Feb 042015

friends_706_ross_joey_napLast Call was published in 1993 and is set in the then-present day, so it’s now a period piece. The most fascinating part of reading it came when the protagonist had to cross-dress as part of a disguise. Nowadays that’s no big deal. In the book he is so repulsed by the idea that he seriously contemplates a far weaker disguise that would likely get him killed. Take a great-than-50% chance of being killed, vs dress like a queer, was actually a serious dilemma. He’s grossed out by it, and he gets non-stop harassment from everyone. Literally random people on the street threaten him simply for being there. A cab driver first extracts a promise that the protagonist won’t rape him before he agrees to drive him anywhere.

It wasn’t because Tim Powers is homophobic or anything, this was required to make the story believable in its day.

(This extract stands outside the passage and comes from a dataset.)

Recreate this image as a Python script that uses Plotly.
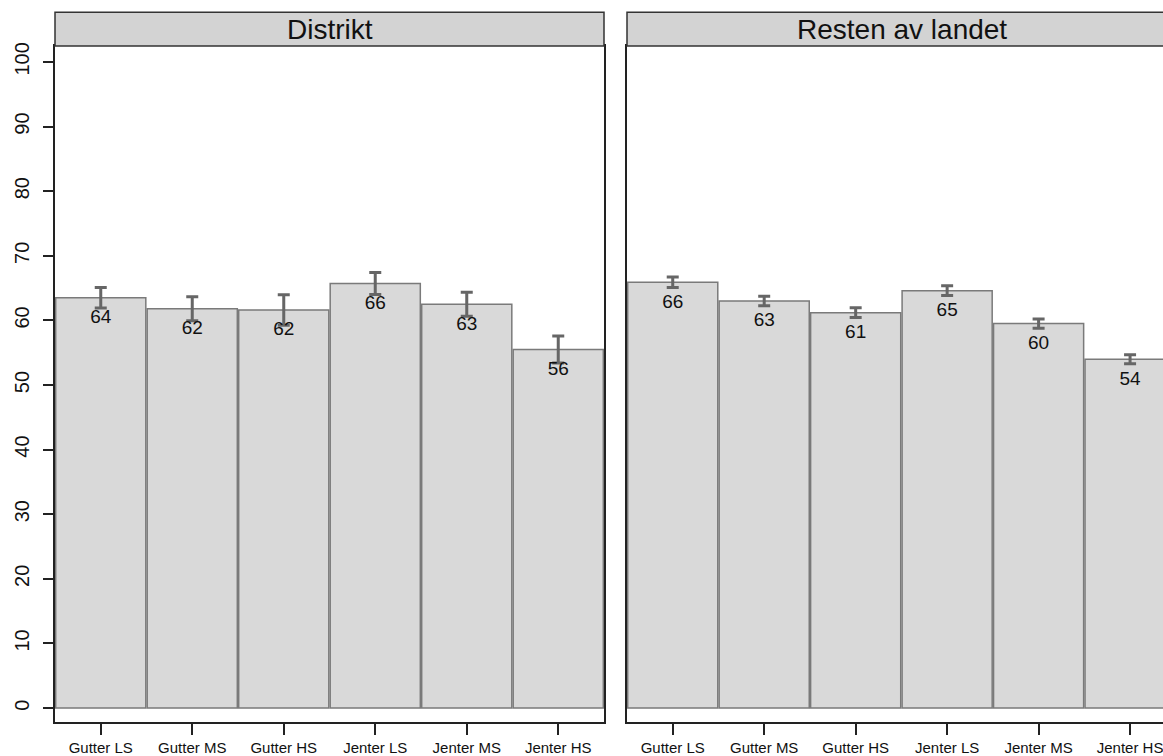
import plotly.graph_objects as go

categories = ["Gutter LS", "Gutter MS", "Gutter HS", "Jenter LS", "Jenter MS", "Jenter HS"]
panels = ["Distrikt", "Resten av landet"]

distrikt_values = [63.5, 61.8, 61.6, 65.7, 62.5, 55.5]
distrikt_errors = [1.6, 1.85, 2.35, 1.7, 1.85, 2.1]
distrikt_labels = ["64", "62", "62", "66", "63", "56"]

resten_values = [65.9, 63.0, 61.2, 64.6, 59.5, 54.0]
resten_errors = [0.8, 0.75, 0.75, 0.75, 0.7, 0.7]
resten_labels = ["66", "63", "61", "65", "60", "54"]

y_ticks = [0, 10, 20, 30, 40, 50, 60, 70, 80, 90, 100]

FONT = "Arial, Liberation Sans, sans-serif"
BAR_FILL = "#d9d9d9"
BAR_LINE = "#7a7a7a"
ERR_COL = "#666666"
AXIS_COL = "#222222"
LABEL_OFFSET = 3.2

W, H = 1163, 756
ML, MR, MT, MB = 55, 0, 46, 30
plot_w = W - ML - MR
plot_h = H - MT - MB
left_end = (604 - ML) / plot_w
right_start = (627 - ML) / plot_w
strip_h = 34 / plot_h

fig = go.Figure()

for vals, errs, labs, xa, ya in [
    (distrikt_values, distrikt_errors, distrikt_labels, "x", "y"),
    (resten_values, resten_errors, resten_labels, "x2", "y2"),
]:
    fig.add_trace(go.Bar(
        x=categories, y=vals, xaxis=xa, yaxis=ya,
        marker=dict(color=BAR_FILL, line=dict(color=BAR_LINE, width=1.5)),
        error_y=dict(type="data", array=errs, color=ERR_COL, thickness=3, width=6),
        showlegend=False, hoverinfo="skip",
    ))
    fig.add_trace(go.Scatter(
        x=categories, y=[v - LABEL_OFFSET for v in vals], xaxis=xa, yaxis=ya,
        mode="text", text=labs, textposition="middle center",
        textfont=dict(family=FONT, size=19, color="#111111"),
        showlegend=False, hoverinfo="skip",
    ))

yrange = [-2.15, 102.46]
common_x = dict(type="category", showline=True, linecolor=AXIS_COL, linewidth=1.5,
                ticks="outside", ticklen=11, tickwidth=1.5, tickcolor=AXIS_COL,
                tickfont=dict(family=FONT, size=15, color="#111111"),
                showgrid=False, zeroline=False, mirror=True)

fig.update_layout(
    width=W, height=H,
    margin=dict(l=ML, r=MR, t=MT, b=MB),
    paper_bgcolor="white", plot_bgcolor="white",
    bargap=0.015,
    xaxis=dict(domain=[0, left_end], range=[-0.5, 5.5], anchor="y", **common_x),
    xaxis2=dict(domain=[right_start, 1], range=[-0.5, 5.36], anchor="y2", **common_x),
    yaxis=dict(range=yrange, tickvals=y_ticks, ticktext=[str(t) for t in y_ticks],
               tickangle=-90, ticks="outside", ticklen=10, tickwidth=1.5, tickcolor=AXIS_COL,
               tickfont=dict(family=FONT, size=20, color="#111111"), ticklabelstandoff=6,
               showline=True, linecolor=AXIS_COL, linewidth=1.5, mirror=True,
               showgrid=False, zeroline=False, anchor="x"),
    yaxis2=dict(range=yrange, showticklabels=False, ticks="",
                showline=True, linecolor=AXIS_COL, linewidth=1.5, mirror=False,
                showgrid=False, zeroline=False, anchor="x2", matches="y"),
)

# strips
for x0, x1, name in [(0, left_end, panels[0]), (right_start, 1.03, panels[1])]:
    fig.add_shape(type="rect", xref="paper", yref="paper", x0=x0, x1=x1, y0=1, y1=1 + strip_h,
                  fillcolor="#d3d3d3", line=dict(color="#333333", width=1.5), layer="above")
    cx = (x0 + (x0 + left_end)) / 2
    fig.add_annotation(xref="paper", yref="paper", x=cx, y=1 + strip_h / 2, text=name,
                       showarrow=False, xanchor="center", yanchor="middle",
                       font=dict(family=FONT, size=28, color="#111111"))

fig.write_html("out.html", config={"displayModeBar": False},
               post_script="document.body.style.margin='0px';document.body.style.overflow='hidden';")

I was reminded of the pilot episode of “Friends”. I saw it when it first aired and laughed. When I saw it in reruns years later, a scene jumped out and punched me in the face. Chandler and Joey had to share a blanket/bed for some reason, and one of them had to quickly assert that this doesn’t mean he’s gay (because back then sharing a bed made you insta-gay), and that the other one should not take this as an invitation to butt-rape him (because that’s what gay people do!). The other guy quickly asserted that he was also absolutely not gay, and he’s also expecting no queer stuff! Studio audience laughs.

This was just good family fun back in the day. It was so ubiquitous that I apparently didn’t notice or think anything of it in 1994. It was only watching it later that the insane homophobia of the joke was apparent, and I felt awful that I hadn’t seen it before. Even at 14 I should have seen that.

But this is the same series that later on had the napping episode, pictured above, where the guys discover that cuddle-napping on the couch is the best thing ever. During “Friends” 10 years on air, the culture shifted that dramatically. That’s kinda surprising. We’ve come a long way, and I’m old enough now I can even see some of the progress in my life time. It’s weird.

  3 Responses to “Dispatches from Aging”

  1. I always took those jokes to reflect the sexism of society and not just homophobia.
    A man and a woman sharing a bed is assumed as implicit consent. So when two guys share a bed and one of them is gay, that’s implicit consent too, right? So you have to loudly assert that you don’t consent before you get into the bed.
    Same situation as showering together: a women showering in front of men(/a man) is just asking for it, right? So a man showering with a gay man is too.

    I’m pretty sure those jokes were run with men and women too. Having to share a bed and then establishing the rules; that no one is to molest the other one.

    The main remaining homophobic joke that I hate, is the one about prison rape. I thought we were over that already, but I still hear/see it often enough. (Not only as jokes, but often as threats. See also every reddit thread about a terrible crime.)

  2. I remember one of my classmates crossdressing as a woman on Fasching (uh.. german carneval, for kids it basically means you put on a costume of whatever you want). That was either 1996 or 1997 and it was in third or fourth grade (we were 8-10 years old).
    We thought it funny but not that unusual, which may have more to do with innocent childhood than with culture, since the community in highschool was definitely homophobic.
    I was always dressed a cowboy on those occasions because I got to use toy guns (even at school) then and we got to play cops and robbers with them.

    I don’t think I’m trying to make a point here, just wanted to add that as data. Also, I think nowadays pretty much all schools prohibit toy guns. Times have changed in that regard as well.